Of course, the main thing that the Chinese are working at is becoming less poor. They’re in a bit of a hurry about it, but are still really, really poor by international standards. (Depending on the counting, your average Chinese person is about as rich as your average resident of the Maldives, or Jamaica.) That some of the country’s coastal cities are displaying incredible wealth is easy to understand: concentrating wealth and making it more productive is what cities exist to do.
But there’s a funny thing about that Chinese dictatorship: it’s trying to figure out exactly how to square the increasing aspirations for personal freedom and a less obnoxiously unjust political system with secure one-party rule. The most recent example came out last week (while the English-speaking world was mostly reading about Rob Ford, it seems): the Chinese government is ending its use of labour camps, and is (mildly) loosening the restrictions on the one-child policy.
While the one-child policy is probably most familiar in the west, the People’s Republic’s use of labor camps has been a growing cause for unrest there. The last time the labor-camp system impinged on the American consciousness was December 2012, when an Oregon woman said she found a prisoner’s desperate call for help in a box of Christmas decorations. But in China, the labor camp system has buckled under the increasing ability to get information about the camps—and the torture inmates face there—out to the broader public.
Formally, the labor-campsystem is supposed to be abolished by the end of the year. Given that credible estimates place the number of people in the labour camps at 190,000, rolling up the system is a huge win for basic human freedom—as if all of the inmates of the Texas prison system were released, plus an additional 20,000. Of course, it’s more than reasonable to be skeptical of a proudly one-party state actually following through on this, or not simply replacing it with something just as bad.
As for the one-child policy, the effects of loosening restrictions there are probably going to be minimal. The new freedoms are for urban families anyway—and urban Chinese women are already choosing to have fewer children.

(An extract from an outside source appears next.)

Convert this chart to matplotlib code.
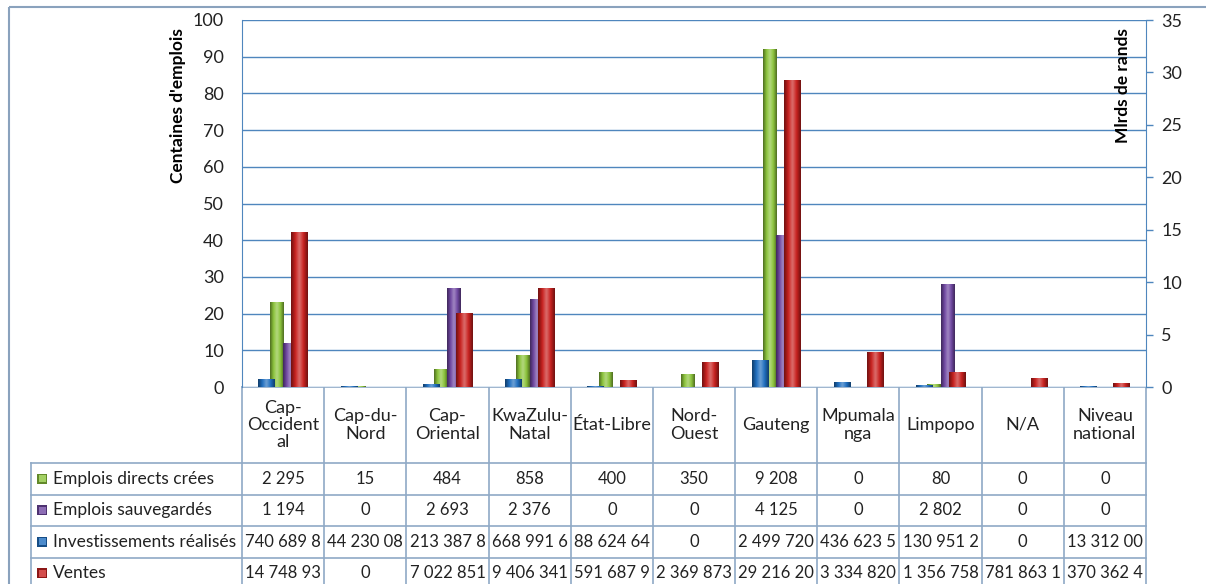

The gamble the Chinese government is making is that measures like this will take some of the day-to-day injustice (or, if you were a labor-camp prisoner, horror) out of one-party rule. In a world where China’s neighbourhood contains any number of prosperous, democratic states, it’s hard not to believe that gamble is going to lose in the long term—China is by no means a “normal” country yet. In the meantime, we can simply welcome each new freedom for the Chinese people for what it is. And wait for more.